Circuit Switching Routing

In the previous cases we assumed that PEs receive data in full for itself and all its successors. Then, the part of the load is sent to the idle neighbors. This is a feature of the so-called store and forward routing. There exists a different routing strategy called circuit switching. In circuit switching a direct (electrical) connection between the sender and the receiver is established. Consequently, the communication delay does not depend significantly on the covered distance. Hence, it can be advantageous to send some data far ahead and then redistribute it from two (or more) points. A similar situation takes place for some packet-switching communication methods (e.g. wormhole routing) [NMK93]. In the following we assume that the originator is located in the center of the linear array network, results are not returned, all PEs have network processors and can simultaneously transmit over both ports. The originator sends data simultaneously to two distant PEs. In the next step both the originator and the two previously activated PEs send data to two new processors (cf. Fig.2). The process is repeated activating in each step twice as many processors as were active at the beginning of the step. We will call by a layer the set of PEs activated in the same distribution step. Thus, all processors are working after $h\!=\!\lceil\log_3m\rceil$ steps.

Figure 2: Communication and computation in a linear array with circuit-switching routing.
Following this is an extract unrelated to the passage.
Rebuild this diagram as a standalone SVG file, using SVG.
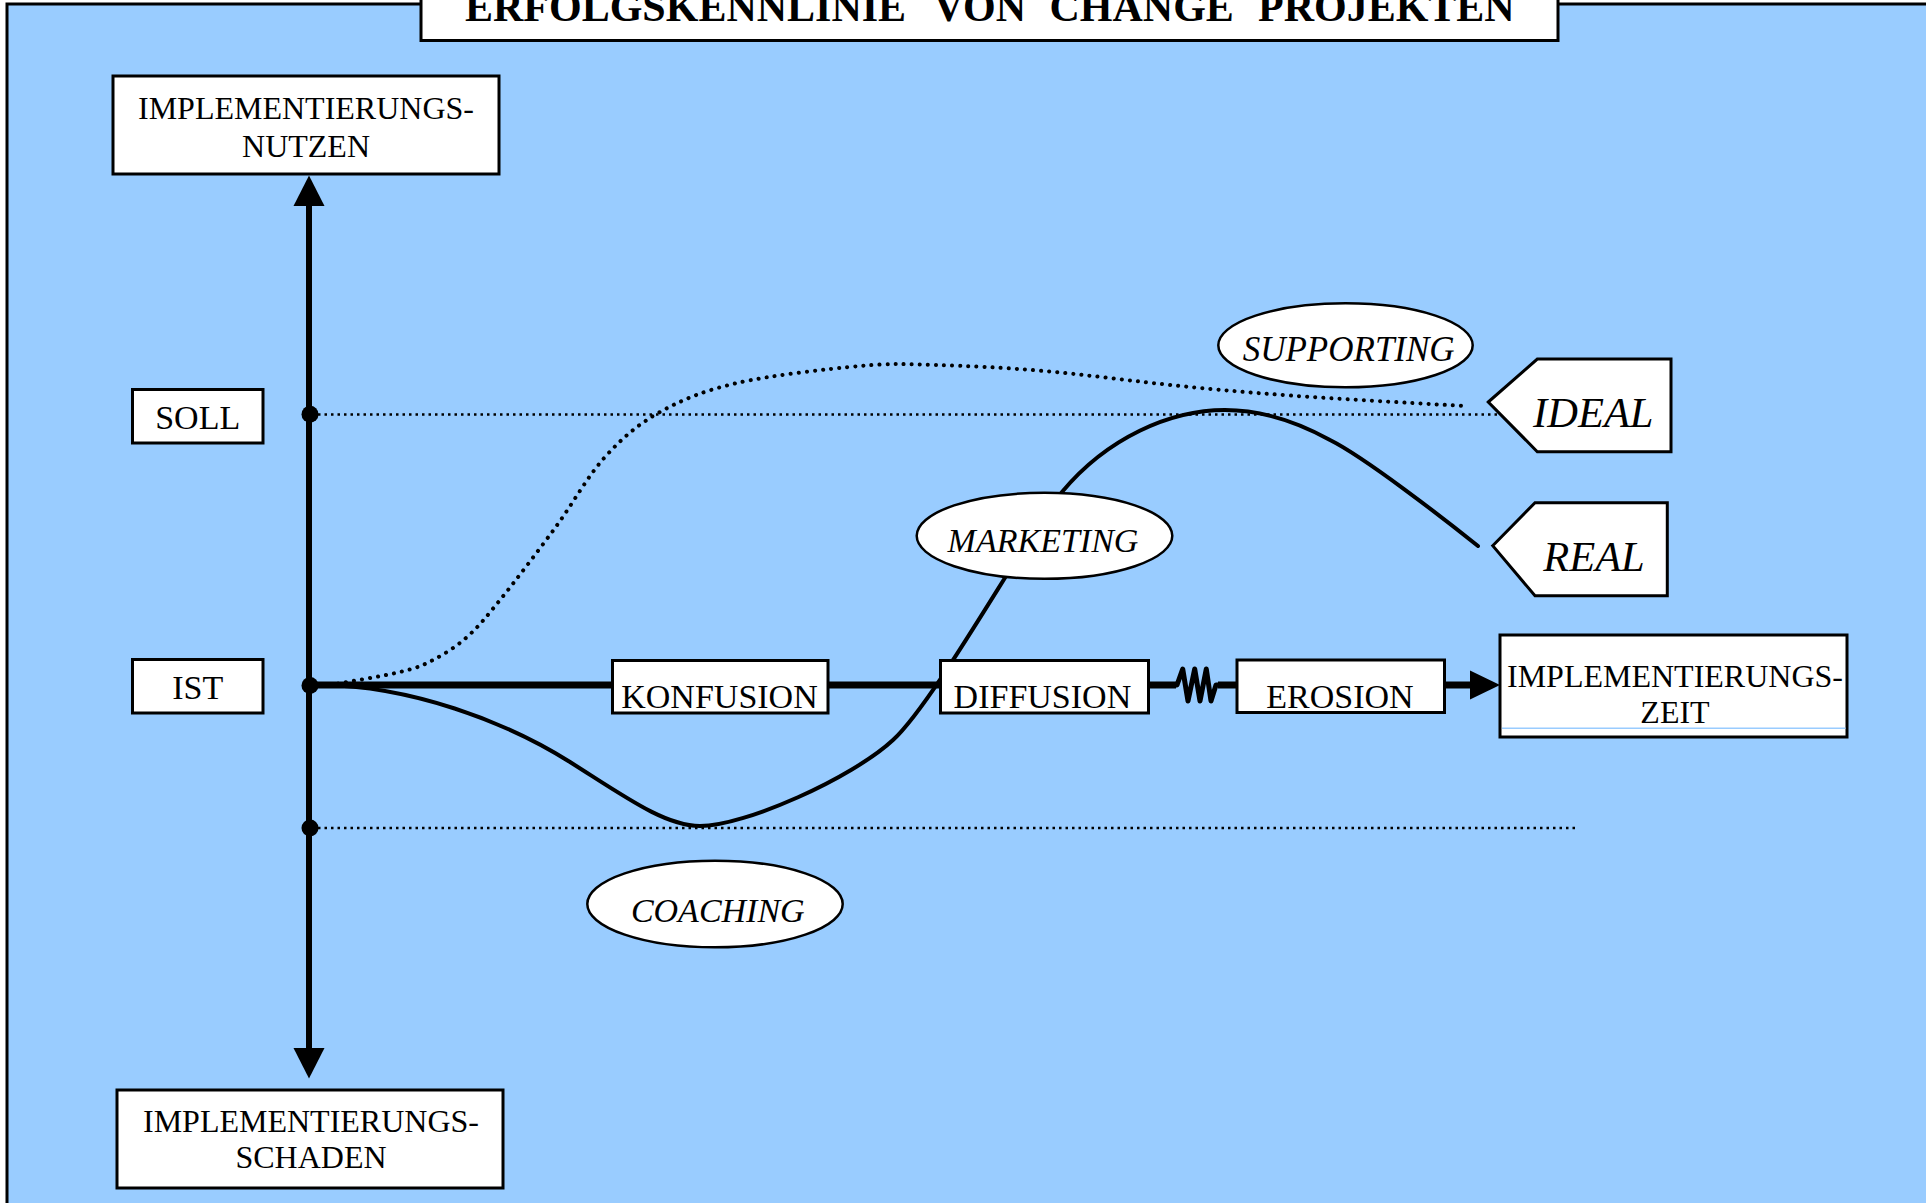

Distributing data and a diagram of communication and computing is depicted in Fig. 2. We denote by $A$ the processing rate of all (identical) processors, by $C$ the communication rate of all links, by $S$ the startup time of all links, by $h$ the number of steps in data distribution algorithm, and by $\alpha_i$ the load of each PE in layer $i$. Since no results are returned, all the PEs must finish their computations simultaneously. Note that the time of computing on the PEs of the sending layer is equal to the time of communicating to and computing on the PEs of the receiving layer (cf. Fig. 2). Thus, equations (1) have now the form:

$$\alpha_{h-i}A\!\!\!\! = S\!+\!(\alpha_{h-i+1}\!+%% \!2\!\sum_{j=2}^i3^{j-2}\alpha_{h-i+j})C\!+\!\alpha_{h-i+1}A,\,\,\,\, i\!=\!1,\dots,h\!-\!1$$

$$V = \alpha_1+2\sum_{j=2}^h3^{j-2}\alpha_j$$ (4)

The above set of equations can be solved in $O(h)=O(\log\,m)$ time by a method analogous to the one proposed to solve equations (1).